Begin with the first line below and retype each line exactly through the line containing "YAxis, ReferenceLine, ReferenceArea". Any pictures are to be left out.

————————

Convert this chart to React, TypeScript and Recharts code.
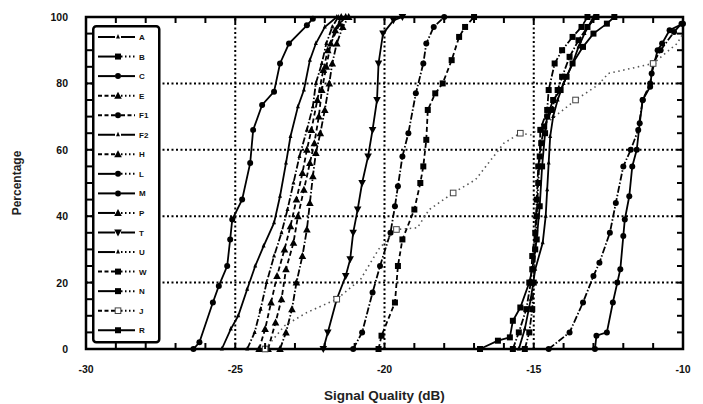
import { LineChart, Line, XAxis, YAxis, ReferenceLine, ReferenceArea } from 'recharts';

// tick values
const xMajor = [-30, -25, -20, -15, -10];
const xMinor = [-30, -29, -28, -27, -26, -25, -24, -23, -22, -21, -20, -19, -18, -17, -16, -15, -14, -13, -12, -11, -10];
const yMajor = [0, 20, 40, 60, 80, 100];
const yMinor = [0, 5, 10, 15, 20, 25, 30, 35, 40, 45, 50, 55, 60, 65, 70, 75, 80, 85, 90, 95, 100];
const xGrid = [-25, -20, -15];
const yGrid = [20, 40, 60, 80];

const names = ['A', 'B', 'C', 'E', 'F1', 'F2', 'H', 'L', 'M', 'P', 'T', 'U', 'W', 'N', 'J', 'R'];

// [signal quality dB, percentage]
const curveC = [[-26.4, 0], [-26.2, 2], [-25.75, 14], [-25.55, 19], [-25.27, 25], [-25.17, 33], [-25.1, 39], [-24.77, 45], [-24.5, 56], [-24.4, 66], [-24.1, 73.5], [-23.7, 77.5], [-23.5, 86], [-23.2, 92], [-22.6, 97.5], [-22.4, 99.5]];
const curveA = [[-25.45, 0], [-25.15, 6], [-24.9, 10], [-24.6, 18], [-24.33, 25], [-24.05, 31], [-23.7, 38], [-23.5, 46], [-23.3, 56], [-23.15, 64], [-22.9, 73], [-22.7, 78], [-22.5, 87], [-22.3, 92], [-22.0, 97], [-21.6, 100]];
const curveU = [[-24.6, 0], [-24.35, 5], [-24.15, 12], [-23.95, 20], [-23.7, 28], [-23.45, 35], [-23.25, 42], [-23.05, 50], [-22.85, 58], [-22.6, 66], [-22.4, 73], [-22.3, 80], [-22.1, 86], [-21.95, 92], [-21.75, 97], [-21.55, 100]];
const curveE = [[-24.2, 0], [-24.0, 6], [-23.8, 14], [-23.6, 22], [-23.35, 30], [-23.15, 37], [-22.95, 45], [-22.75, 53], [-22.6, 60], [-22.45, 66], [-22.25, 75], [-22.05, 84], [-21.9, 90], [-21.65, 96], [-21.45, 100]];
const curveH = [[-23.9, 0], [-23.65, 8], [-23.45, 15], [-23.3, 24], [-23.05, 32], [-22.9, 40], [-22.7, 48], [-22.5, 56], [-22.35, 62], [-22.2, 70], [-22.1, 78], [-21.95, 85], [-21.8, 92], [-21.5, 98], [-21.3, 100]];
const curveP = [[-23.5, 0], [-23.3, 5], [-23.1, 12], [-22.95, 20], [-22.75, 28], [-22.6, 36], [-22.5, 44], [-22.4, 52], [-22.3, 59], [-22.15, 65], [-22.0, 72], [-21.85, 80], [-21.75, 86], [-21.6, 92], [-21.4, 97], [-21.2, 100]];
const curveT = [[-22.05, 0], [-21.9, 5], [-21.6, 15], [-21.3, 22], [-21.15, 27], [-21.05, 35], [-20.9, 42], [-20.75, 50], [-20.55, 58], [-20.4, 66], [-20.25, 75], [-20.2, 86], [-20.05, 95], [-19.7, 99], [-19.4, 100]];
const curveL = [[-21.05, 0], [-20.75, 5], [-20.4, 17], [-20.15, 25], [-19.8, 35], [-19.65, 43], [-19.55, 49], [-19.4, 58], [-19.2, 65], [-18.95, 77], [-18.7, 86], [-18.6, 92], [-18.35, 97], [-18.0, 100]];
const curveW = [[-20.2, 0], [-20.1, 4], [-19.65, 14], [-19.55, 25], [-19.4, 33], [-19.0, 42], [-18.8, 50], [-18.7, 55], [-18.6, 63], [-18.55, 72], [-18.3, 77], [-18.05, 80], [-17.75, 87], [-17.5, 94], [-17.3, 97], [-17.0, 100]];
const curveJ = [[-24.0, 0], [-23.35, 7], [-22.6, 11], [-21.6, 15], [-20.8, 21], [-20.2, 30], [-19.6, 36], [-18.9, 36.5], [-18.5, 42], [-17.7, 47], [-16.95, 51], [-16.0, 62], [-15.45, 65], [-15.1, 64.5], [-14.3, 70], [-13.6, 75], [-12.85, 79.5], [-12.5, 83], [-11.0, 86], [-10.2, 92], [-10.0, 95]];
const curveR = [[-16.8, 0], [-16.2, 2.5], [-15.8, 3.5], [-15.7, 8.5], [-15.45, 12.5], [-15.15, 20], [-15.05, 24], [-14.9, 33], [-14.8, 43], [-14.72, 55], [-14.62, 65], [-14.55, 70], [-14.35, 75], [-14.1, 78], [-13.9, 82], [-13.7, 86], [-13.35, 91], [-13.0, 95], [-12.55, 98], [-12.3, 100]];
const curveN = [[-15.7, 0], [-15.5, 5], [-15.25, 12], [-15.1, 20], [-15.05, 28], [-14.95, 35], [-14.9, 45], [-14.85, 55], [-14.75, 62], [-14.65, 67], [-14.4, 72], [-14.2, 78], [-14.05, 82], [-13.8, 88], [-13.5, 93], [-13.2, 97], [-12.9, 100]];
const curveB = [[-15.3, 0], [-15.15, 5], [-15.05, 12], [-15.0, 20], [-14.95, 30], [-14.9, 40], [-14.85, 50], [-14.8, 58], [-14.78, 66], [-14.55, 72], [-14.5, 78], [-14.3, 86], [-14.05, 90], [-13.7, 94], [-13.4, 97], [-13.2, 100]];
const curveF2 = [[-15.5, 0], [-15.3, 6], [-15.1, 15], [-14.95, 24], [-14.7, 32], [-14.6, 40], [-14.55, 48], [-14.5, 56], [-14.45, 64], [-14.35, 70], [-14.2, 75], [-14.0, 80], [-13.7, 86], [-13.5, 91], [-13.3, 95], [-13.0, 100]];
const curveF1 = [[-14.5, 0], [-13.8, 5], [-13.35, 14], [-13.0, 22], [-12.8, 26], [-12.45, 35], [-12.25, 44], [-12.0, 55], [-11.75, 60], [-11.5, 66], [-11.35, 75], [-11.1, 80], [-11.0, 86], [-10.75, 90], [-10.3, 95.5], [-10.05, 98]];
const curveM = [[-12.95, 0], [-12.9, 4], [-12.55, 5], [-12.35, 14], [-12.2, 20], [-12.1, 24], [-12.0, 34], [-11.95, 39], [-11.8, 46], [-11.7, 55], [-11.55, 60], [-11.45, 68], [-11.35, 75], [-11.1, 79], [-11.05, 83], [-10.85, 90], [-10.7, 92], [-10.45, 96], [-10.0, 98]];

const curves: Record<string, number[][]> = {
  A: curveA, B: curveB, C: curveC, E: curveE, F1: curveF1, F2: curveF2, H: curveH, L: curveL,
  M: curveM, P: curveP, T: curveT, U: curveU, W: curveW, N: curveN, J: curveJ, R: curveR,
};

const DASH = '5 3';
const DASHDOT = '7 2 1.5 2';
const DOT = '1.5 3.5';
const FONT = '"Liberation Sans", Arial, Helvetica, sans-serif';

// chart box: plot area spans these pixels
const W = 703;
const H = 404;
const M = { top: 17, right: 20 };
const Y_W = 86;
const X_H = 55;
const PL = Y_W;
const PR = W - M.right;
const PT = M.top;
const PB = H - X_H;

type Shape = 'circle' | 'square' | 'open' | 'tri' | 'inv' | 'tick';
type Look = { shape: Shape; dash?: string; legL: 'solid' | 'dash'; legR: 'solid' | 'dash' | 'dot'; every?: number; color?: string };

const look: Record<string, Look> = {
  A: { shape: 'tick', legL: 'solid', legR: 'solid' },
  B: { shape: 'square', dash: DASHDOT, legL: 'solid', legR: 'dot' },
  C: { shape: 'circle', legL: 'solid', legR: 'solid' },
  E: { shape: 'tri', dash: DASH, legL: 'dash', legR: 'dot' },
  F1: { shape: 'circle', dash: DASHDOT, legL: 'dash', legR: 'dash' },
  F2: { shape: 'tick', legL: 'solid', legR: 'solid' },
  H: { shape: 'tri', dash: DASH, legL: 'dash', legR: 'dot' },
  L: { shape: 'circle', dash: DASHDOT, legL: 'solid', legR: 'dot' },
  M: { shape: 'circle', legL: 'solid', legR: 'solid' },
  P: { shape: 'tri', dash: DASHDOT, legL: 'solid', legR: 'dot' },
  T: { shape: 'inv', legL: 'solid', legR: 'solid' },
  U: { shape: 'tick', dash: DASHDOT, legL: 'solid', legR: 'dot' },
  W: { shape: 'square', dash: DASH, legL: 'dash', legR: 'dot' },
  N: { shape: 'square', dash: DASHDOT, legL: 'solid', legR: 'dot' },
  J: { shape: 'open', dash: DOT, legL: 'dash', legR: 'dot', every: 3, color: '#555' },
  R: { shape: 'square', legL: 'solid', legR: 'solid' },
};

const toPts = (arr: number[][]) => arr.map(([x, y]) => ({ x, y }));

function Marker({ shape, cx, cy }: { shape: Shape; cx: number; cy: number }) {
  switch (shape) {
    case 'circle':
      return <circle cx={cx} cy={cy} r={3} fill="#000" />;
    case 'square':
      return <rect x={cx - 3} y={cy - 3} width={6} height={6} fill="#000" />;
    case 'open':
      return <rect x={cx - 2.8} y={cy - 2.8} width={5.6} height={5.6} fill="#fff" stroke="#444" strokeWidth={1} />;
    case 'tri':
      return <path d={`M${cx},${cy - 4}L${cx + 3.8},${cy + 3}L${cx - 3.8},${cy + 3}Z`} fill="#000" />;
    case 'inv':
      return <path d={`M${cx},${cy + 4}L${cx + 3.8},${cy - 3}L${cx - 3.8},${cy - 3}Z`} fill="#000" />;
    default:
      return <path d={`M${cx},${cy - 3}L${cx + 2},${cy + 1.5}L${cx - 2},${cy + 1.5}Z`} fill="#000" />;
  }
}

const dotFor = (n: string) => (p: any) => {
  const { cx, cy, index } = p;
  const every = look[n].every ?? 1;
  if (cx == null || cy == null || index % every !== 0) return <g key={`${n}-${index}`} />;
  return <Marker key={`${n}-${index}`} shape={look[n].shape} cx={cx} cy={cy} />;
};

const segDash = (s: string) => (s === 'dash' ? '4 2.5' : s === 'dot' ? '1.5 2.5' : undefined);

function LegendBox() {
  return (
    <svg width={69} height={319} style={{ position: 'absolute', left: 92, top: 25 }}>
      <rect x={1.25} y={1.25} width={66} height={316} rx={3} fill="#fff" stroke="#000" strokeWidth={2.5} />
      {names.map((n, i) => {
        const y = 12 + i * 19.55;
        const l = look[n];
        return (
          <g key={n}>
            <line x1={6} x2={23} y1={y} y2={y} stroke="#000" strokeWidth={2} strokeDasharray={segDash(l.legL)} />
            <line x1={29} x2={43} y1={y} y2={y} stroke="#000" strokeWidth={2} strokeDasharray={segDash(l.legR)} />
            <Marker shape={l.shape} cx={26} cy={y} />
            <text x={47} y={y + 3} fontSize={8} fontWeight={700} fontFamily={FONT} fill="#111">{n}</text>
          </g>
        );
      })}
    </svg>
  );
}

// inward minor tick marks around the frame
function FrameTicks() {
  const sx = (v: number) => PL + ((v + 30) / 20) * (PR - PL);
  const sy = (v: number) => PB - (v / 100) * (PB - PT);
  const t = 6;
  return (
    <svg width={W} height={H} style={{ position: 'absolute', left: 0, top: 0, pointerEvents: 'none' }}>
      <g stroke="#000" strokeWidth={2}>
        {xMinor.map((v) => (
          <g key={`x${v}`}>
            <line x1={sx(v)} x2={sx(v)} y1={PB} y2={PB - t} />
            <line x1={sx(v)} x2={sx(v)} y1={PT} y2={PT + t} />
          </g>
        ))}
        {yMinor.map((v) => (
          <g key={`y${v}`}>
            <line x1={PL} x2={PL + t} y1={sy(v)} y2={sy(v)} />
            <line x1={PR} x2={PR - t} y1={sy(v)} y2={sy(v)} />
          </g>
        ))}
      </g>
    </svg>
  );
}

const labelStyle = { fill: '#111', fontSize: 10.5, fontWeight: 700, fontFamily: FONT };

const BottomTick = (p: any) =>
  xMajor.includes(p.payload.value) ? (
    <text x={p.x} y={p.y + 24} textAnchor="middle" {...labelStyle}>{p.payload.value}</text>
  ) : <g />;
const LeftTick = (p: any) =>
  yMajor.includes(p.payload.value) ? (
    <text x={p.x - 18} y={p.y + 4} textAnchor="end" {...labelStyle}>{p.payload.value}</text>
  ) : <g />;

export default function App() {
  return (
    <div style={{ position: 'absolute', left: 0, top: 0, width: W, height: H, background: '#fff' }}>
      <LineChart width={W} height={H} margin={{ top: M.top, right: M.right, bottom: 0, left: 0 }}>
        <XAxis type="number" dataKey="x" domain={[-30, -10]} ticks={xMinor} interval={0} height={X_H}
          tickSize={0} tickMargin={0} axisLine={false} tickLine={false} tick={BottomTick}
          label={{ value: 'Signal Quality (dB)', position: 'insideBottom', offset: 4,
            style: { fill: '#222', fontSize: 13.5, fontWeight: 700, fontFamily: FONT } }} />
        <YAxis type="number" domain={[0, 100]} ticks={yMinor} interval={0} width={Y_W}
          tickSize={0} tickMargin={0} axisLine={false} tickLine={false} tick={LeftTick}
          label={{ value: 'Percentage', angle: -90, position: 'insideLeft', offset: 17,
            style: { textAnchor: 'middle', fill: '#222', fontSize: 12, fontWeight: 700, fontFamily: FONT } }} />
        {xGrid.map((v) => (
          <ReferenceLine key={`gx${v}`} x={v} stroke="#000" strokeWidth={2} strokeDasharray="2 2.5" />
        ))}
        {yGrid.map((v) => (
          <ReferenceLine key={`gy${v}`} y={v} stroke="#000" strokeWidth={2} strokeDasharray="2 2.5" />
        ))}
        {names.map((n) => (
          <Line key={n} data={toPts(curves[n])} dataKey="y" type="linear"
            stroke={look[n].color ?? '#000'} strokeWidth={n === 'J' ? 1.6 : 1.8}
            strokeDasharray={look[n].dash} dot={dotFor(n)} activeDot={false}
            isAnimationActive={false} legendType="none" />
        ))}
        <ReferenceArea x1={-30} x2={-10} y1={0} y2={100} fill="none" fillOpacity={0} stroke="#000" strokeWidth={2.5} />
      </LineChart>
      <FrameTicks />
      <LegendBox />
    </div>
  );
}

————————

(Full answer)
Convert this chart to React, TypeScript and Recharts code.
import { LineChart, Line, XAxis, YAxis, ReferenceLine, ReferenceArea } from 'recharts';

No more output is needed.